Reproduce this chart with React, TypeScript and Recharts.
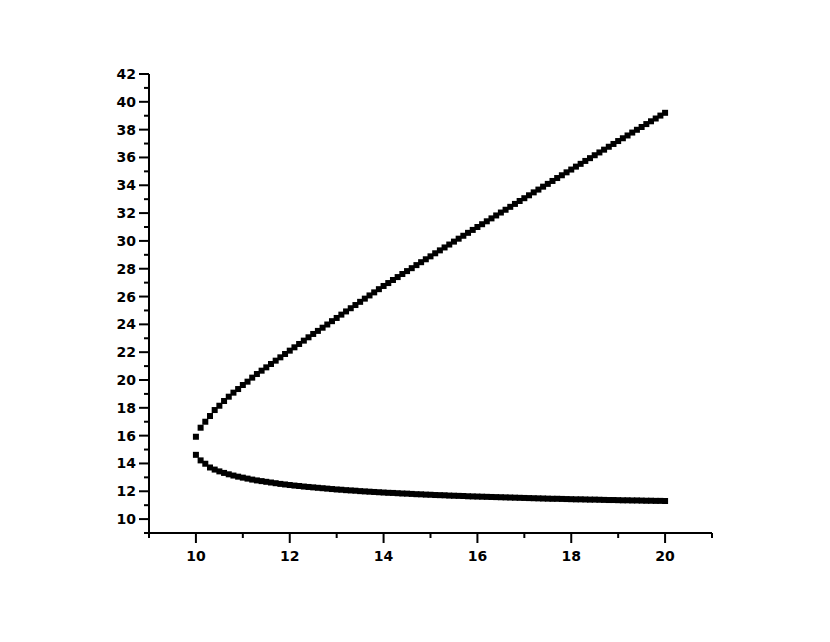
import React from "react";
import { ScatterChart, Scatter, XAxis, YAxis } from "recharts";

const xValues = [
  10.0, 10.1, 10.2, 10.3, 10.4, 10.5, 10.6, 10.7, 10.8, 10.9,
  11.0, 11.1, 11.2, 11.3, 11.4, 11.5, 11.6, 11.7, 11.8, 11.9,
  12.0, 12.1, 12.2, 12.3, 12.4, 12.5, 12.6, 12.7, 12.8, 12.9,
  13.0, 13.1, 13.2, 13.3, 13.4, 13.5, 13.6, 13.7, 13.8, 13.9,
  14.0, 14.1, 14.2, 14.3, 14.4, 14.5, 14.6, 14.7, 14.8, 14.9,
  15.0, 15.1, 15.2, 15.3, 15.4, 15.5, 15.6, 15.7, 15.8, 15.9,
  16.0, 16.1, 16.2, 16.3, 16.4, 16.5, 16.6, 16.7, 16.8, 16.9,
  17.0, 17.1, 17.2, 17.3, 17.4, 17.5, 17.6, 17.7, 17.8, 17.9,
  18.0, 18.1, 18.2, 18.3, 18.4, 18.5, 18.6, 18.7, 18.8, 18.9,
  19.0, 19.1, 19.2, 19.3, 19.4, 19.5, 19.6, 19.7, 19.8, 19.9,
  20.0,
];

const upperY = [
  15.92, 16.57, 17.0, 17.41, 17.84, 18.15, 18.49, 18.8, 19.09, 19.35,
  19.64, 19.88, 20.17, 20.43, 20.67, 20.91, 21.15, 21.39, 21.63, 21.87,
  22.11, 22.35, 22.59, 22.83, 23.07, 23.31, 23.53, 23.76, 23.99, 24.23,
  24.46, 24.7, 24.93, 25.16, 25.39, 25.62, 25.85, 26.08, 26.3, 26.53,
  26.76, 26.97, 27.19, 27.4, 27.62, 27.83, 28.04, 28.26, 28.47, 28.68,
  28.89, 29.11, 29.32, 29.53, 29.74, 29.95, 30.16, 30.37, 30.58, 30.79,
  31.0, 31.2, 31.41, 31.62, 31.83, 32.04, 32.24, 32.45, 32.66, 32.87,
  33.07, 33.28, 33.49, 33.69, 33.9, 34.1, 34.31, 34.52, 34.72, 34.93,
  35.13, 35.34, 35.54, 35.75, 35.95, 36.16, 36.36, 36.56, 36.77, 36.97,
  37.18, 37.38, 37.58, 37.79, 37.99, 38.19, 38.4, 38.6, 38.8, 39.01,
  39.21,
];

const lowerY = [
  14.62, 14.22, 13.98, 13.71, 13.56, 13.43, 13.32, 13.22, 13.13, 13.05,
  12.98, 12.91, 12.84, 12.78, 12.73, 12.68, 12.63, 12.58, 12.53, 12.49,
  12.45, 12.41, 12.38, 12.34, 12.31, 12.28, 12.25, 12.22, 12.19, 12.16,
  12.13, 12.11, 12.08, 12.06, 12.04, 12.01, 11.99, 11.97, 11.95, 11.93,
  11.91, 11.89, 11.88, 11.86, 11.84, 11.83, 11.81, 11.79, 11.78, 11.76,
  11.75, 11.73, 11.72, 11.71, 11.69, 11.68, 11.67, 11.66, 11.64, 11.63,
  11.62, 11.61, 11.6, 11.59, 11.58, 11.57, 11.56, 11.55, 11.54, 11.53,
  11.52, 11.51, 11.5, 11.49, 11.48, 11.47, 11.46, 11.46, 11.45, 11.44,
  11.43, 11.42, 11.42, 11.41, 11.4, 11.4, 11.39, 11.38, 11.37, 11.37,
  11.36, 11.35, 11.35, 11.34, 11.34, 11.33, 11.32, 11.32, 11.31, 11.31,
  11.3,
];

const xTicks = [9, 10, 11, 12, 13, 14, 15, 16, 17, 18, 19, 20, 21];
const yTicks = [
  9, 10, 11, 12, 13, 14, 15, 16, 17, 18, 19, 20, 21, 22, 23, 24, 25, 26,
  27, 28, 29, 30, 31, 32, 33, 34, 35, 36, 37, 38, 39, 40, 41, 42,
];

const upperData = xValues.map((x, i) => ({ x, y: upperY[i] }));
const lowerData = xValues.map((x, i) => ({ x, y: lowerY[i] }));

const labelStyle = {
  fontFamily: "'DejaVu Sans', sans-serif",
  fontWeight: "bold" as const,
  fontSize: 14,
  fill: "#000",
};

const XTick = (props: any) => {
  const { x, y, payload } = props;
  const v = payload.value;
  const major = v % 2 === 0;
  return (
    <g>
      <line x1={x} y1={y} x2={x} y2={y + (major ? 10 : 5)} stroke="#000" strokeWidth={2} />
      {major && v >= 10 && v <= 20 ? (
        <text x={x} y={y + 28} textAnchor="middle" style={labelStyle}>
          {v}
        </text>
      ) : null}
    </g>
  );
};

const YTick = (props: any) => {
  const { x, y, payload } = props;
  const v = payload.value;
  const major = v % 2 === 0;
  return (
    <g>
      <line x1={x} y1={y} x2={x - (major ? 10 : 5)} y2={y} stroke="#000" strokeWidth={2} />
      {major ? (
        <text x={x - 13} y={y + 5} textAnchor="end" style={labelStyle}>
          {v}
        </text>
      ) : null}
    </g>
  );
};

const SquareMark = (props: any) => {
  const { cx, cy } = props;
  if (cx == null || cy == null) return null;
  return <rect x={cx - 3} y={cy - 3} width={6} height={6} fill="#000" />;
};

export default function App() {
  return (
    <div style={{ width: 814, height: 626, background: "#fff" }}>
      <ScatterChart
        width={814}
        height={626}
        margin={{ top: 66, right: 110, bottom: 61, left: 81 }}
      >
        <XAxis
          dataKey="x"
          type="number"
          domain={[9, 21]}
          ticks={xTicks}
          interval={0}
          allowDataOverflow
          height={40}
          tickSize={0}
          tickMargin={0}
          tickLine={false}
          axisLine={{ stroke: "#000", strokeWidth: 2 }}
          tick={<XTick />}
        />
        <YAxis
          dataKey="y"
          type="number"
          domain={[9, 42]}
          ticks={yTicks}
          interval={0}
          allowDataOverflow
          width={60}
          tickSize={0}
          tickMargin={0}
          tickLine={false}
          axisLine={{ stroke: "#000", strokeWidth: 2 }}
          tick={<YTick />}
        />
        <Scatter
          name="upper"
          data={upperData}
          fill="#000"
          shape={<SquareMark />}
          isAnimationActive={false}
        />
        <Scatter
          name="lower"
          data={lowerData}
          fill="#000"
          shape={<SquareMark />}
          isAnimationActive={false}
        />
      </ScatterChart>
    </div>
  );
}
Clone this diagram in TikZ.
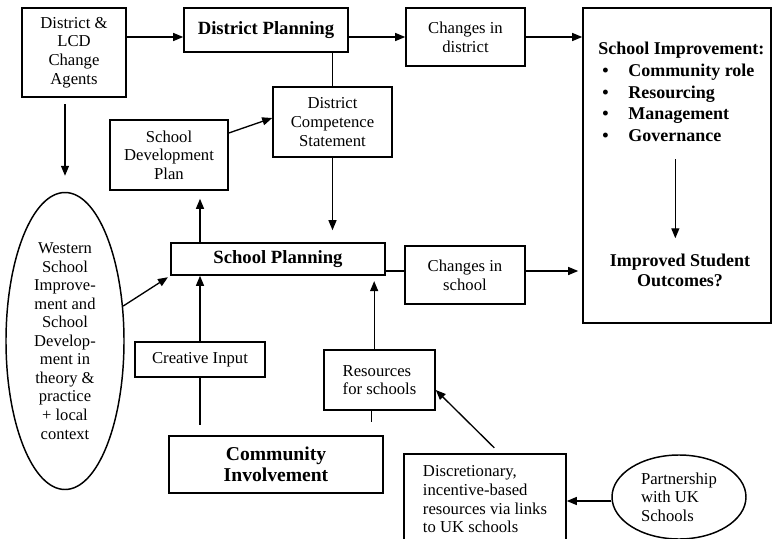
■ ■ ■
■ **Aim of the exercise**: Say how many lines in the records hold "React", with the number as the whole reply.

■ **Reply**: 2